Pharrell’s appointment came as somewhat of a surprise earlier this year, when the announcement was made in February, causing discourse over the fashion world about whether Pharrell was the right candidate to top the seemingly insuperable late Virgil Abloh.
Pharrell’s deep ties to the streetwear scene courtesy of Bape, Billionaire Boys Club, adidas and Moncler are well documented, although fashion elitists were taken aback by the possibility that someone without a linear design background could helm the great Louis Vuitton, despite the fact that Pharrell worked on the Millionaire Sunglasses with LV in the early 2000’s, later going on to deliver a fully fledged capsule with Chanel in 2019.
After months of anticipation and a concise Louis Vuitton merch drop for Pharrell’s Something in the Water Festival, our questions have finally been answered and we now have a look at what’s in store for Louis Vuitton’s Spring-Summer 2024 Menswear collection.
The Pont Neuf bridge was transformed into a “gold beacon” for the show, paying homage to Virgil’s last collection with the brand that took place on a yellow brick road, whilst honouring the vast heritage of Louis Vuitton through the Damier print that tied the collection together as a whole.
Music was always going to be a focal point of Pharrell’s maiden voyage at the ubiquitous luxury brand, commencing his SS24 preview with an orchestra playing ominous “final boss” music, before a Pharrell-produced Clipse song filled the speakers to set a zealous vibe for the outfits ahead.
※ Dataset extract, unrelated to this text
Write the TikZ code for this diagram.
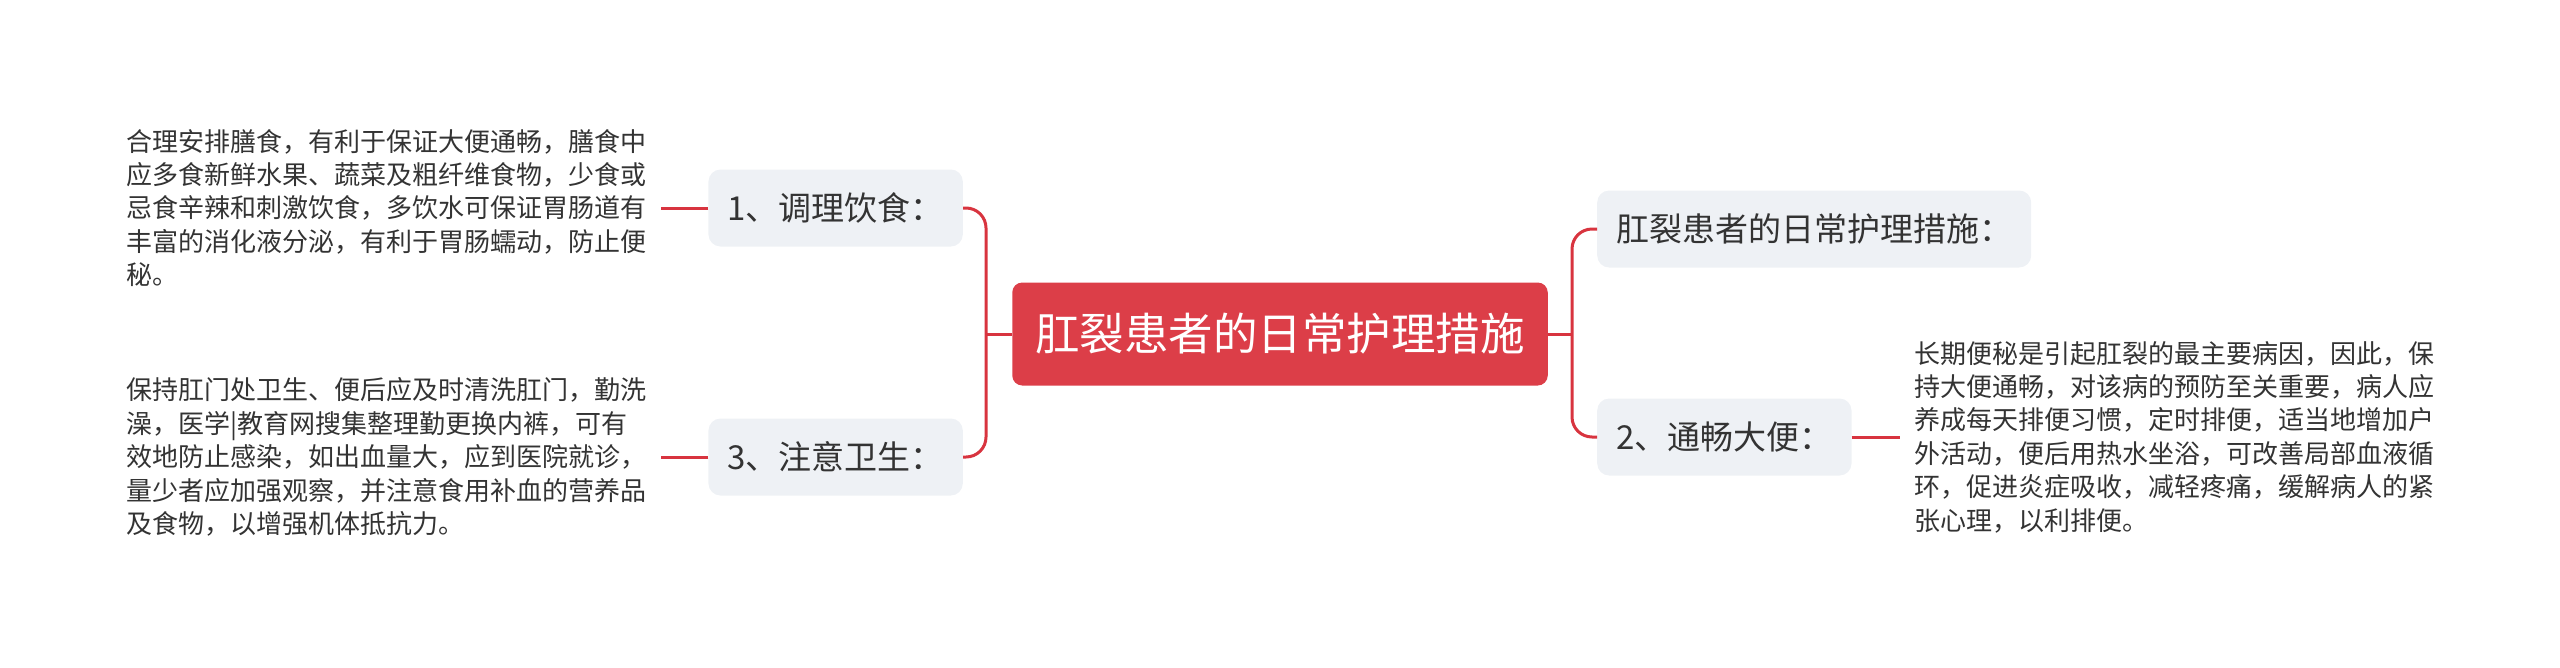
\documentclass[tikz,border=0pt]{standalone}
\usepackage{fontspec}
\setmainfont{Noto Sans CJK SC}
\usepackage{xcolor}
\usetikzlibrary{positioning}
\definecolor{rootred}{HTML}{DC3E48}
\definecolor{linkred}{HTML}{D8343F}
\definecolor{boxgray}{HTML}{EEF1F5}
\definecolor{txtgray}{HTML}{333333}
\tikzset{
    root/.style={fill=rootred, rounded corners=10pt, text=white, font=\fontsize{44.5}{52}\selectfont, minimum height=103pt, inner xsep=23pt},
    branch/.style={fill=boxgray, rounded corners=12pt, text=txtgray, font=\fontsize{33}{40}\selectfont, minimum height=77pt, inner xsep=19pt},
    leaf/.style={text=txtgray, font=\fontsize{26}{33.4}\selectfont, align=left, inner xsep=15pt},
    link/.style={draw=linkred, line width=3pt, rounded corners=20pt}
}

\begin{document}
\begin{tikzpicture}[x=1pt,y=-1pt]
        \useasboundingbox (0,0) rectangle (2560,667);
        \node[root] (root) at (1280,334) {肛裂患者的日常护理措施};
        \node[branch, anchor=east] (diet) at (963,208) {1、调理饮食：};
        \node[branch, anchor=east] (hyg) at (963,457) {3、注意卫生：};
        \node[branch, anchor=west] (care) at (1597,229) {肛裂患者的日常护理措施：};
        \node[branch, anchor=west] (stool) at (1597,437) {2、通畅大便：};
        \node[leaf, left=47pt of diet] (dietTxt) {合理安排膳食，有利于保证大便通畅，膳食中\\应多食新鲜水果、蔬菜及粗纤维食物，少食或\\忌食辛辣和刺激饮食，多饮水可保证胃肠道有\\丰富的消化液分泌，有利于胃肠蠕动，防止便\\秘。};
        \node[leaf, left=47pt of hyg] (hygTxt) {保持肛门处卫生、便后应及时清洗肛门，勤洗\\澡，医学|教育网搜集整理勤更换内裤，可有\\效地防止感染，如出血量大，应到医院就诊，\\量少者应加强观察，并注意食用补血的营养品\\及食物，以增强机体抵抗力。};
        \node[leaf, right=48pt of stool] (stoolTxt) {长期便秘是引起肛裂的最主要病因，因此，保\\持大便通畅，对该病的预防至关重要，病人应\\养成每天排便习惯，定时排便，适当地增加户\\外活动，便后用热水坐浴，可改善局部血液循\\环，促进炎症吸收，减轻疼痛，缓解病人的紧\\张心理，以利排便。};
        \coordinate (jl) at (986,334);
        \coordinate (jr) at (1572,334);
        \draw[link] (root.west) -- (jl);
        \draw[link] (diet.east) -| (jl) |- (hyg.east);
        \draw[link] (root.east) -- (jr);
        \draw[link] (care.west) -| (jr) |- (stool.west);
        \draw[link] (diet.west) -- (dietTxt.east);
        \draw[link] (hyg.west) -- (hygTxt.east);
        \draw[link] (stool.east) -- (stoolTxt.west);
    \end{tikzpicture}
\end{document}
The rest of the show was backed by a live choir, decked out in tonal camo gowns, repeating “joy“ as a clear indication of Pharrell’s sheer cherishment of this historic moment.
Off the bat, the various digitised-camo pieces instantly draws the eye through the bridging of luxury compositions with urban design and nearly every look featured in the collection showed some form of Pharrell’s new, pixelated pattern of choice.
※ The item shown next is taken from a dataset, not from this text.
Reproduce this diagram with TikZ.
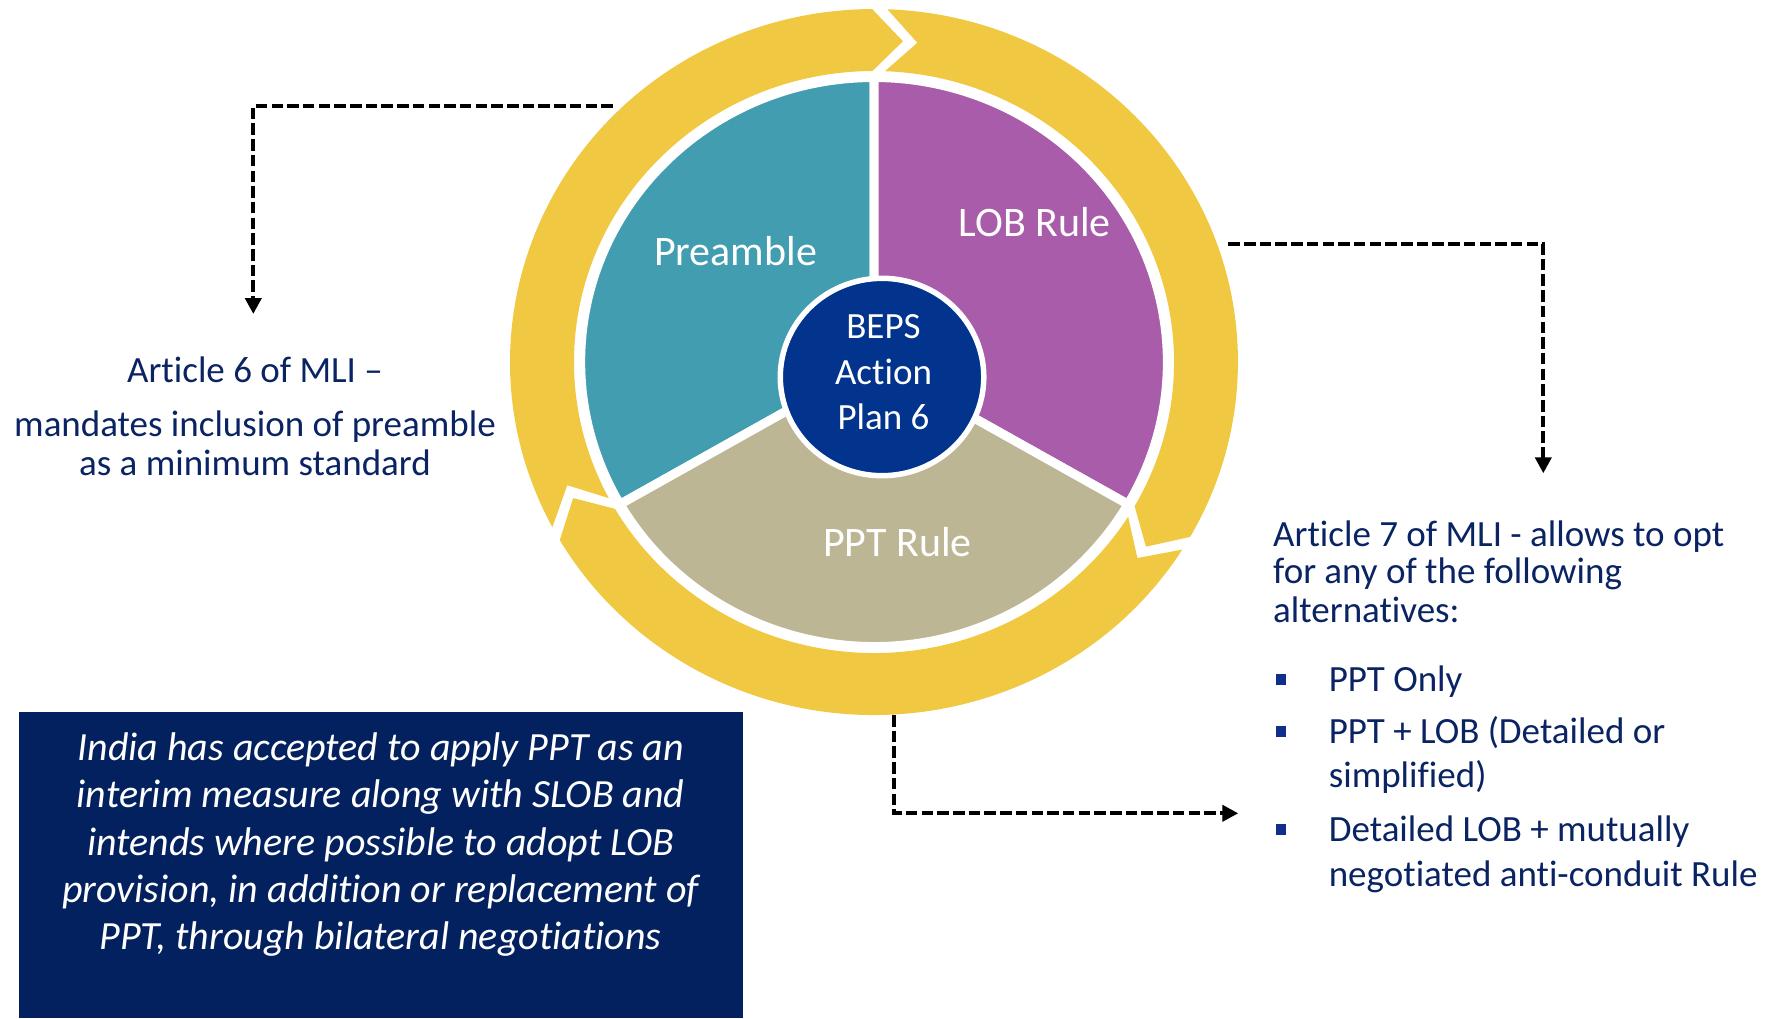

A meaningful portion of the Louis Vuitton SS24 collection opted for tones of green, brown and black, mirroring the earth-conscious ethos of Pharrell Williams, documented previously in collabs with Moncler and adidas.
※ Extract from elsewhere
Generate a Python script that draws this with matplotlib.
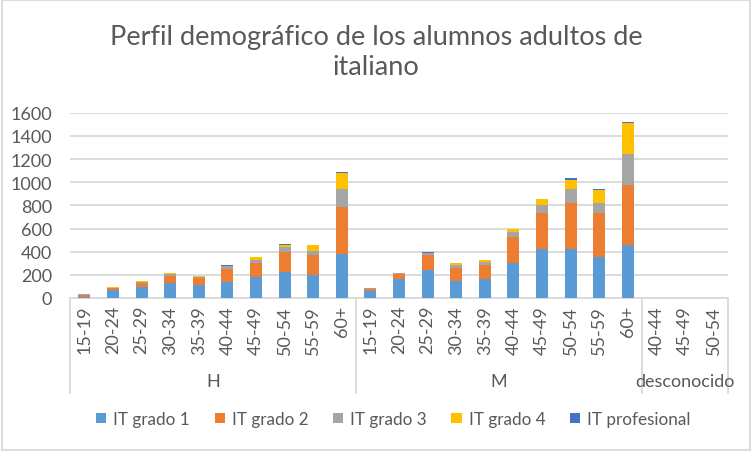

Pharrell’s admiration for the finer things in life is no secret, and even before he was awarded the top position at LV, Williams would often be spotted with a monogrammed trunk or bag in tow and now, getting hands-on with the true craftsmanship of Louis Vuitton baggage, a collection of vibrant “Speedy” duffle bags were unveiled, arriving in blue, red, yellow, green and orange, each complete with contrasting, white monogram print, brown handles and gold-toned hardware.
Another centrepiece of LV’s savoir faire is the iconic trunk, that appeared here in various shapes, sizes and combinations, being transported across the catwalk on a buggy for bystanders to admire whilst a score of upbeat, gospel-esque music played in the background.
Shifting to another of LV’s most famous designs, the square Damier pattern that was first created in 1888 shows just how timeless it really is, appearing in this collection across leather jackets, two-pieces and packs, featured in the traditional brown and more contemporary colourings like yellow and purple. Pharrell also cited the Damier pattern as the jumping off-point for the pixelated camo that was prevalent across the entire collection.
For the most part, sartorial looks were built from business-savvy upper halves and short-cut trousers, with some favouring matching wellington boots on-foot.
Stand-alone standouts include this bright yellow fur coat, longtime collaborators of Pharrell, No Malice and Pusha T of Clipse wearing hand-painted leather numbers and UK rapper Dave sporting a croc-leather varsity jacket.
The showcase concluded with all of the models taking centre stage at once, preceding an appearance from an emotional Pharrell donning a leather, digital-camo suit that coordinated with his equally teary family, who embraced the artist before rounds of applause were given to Pharrell and his team.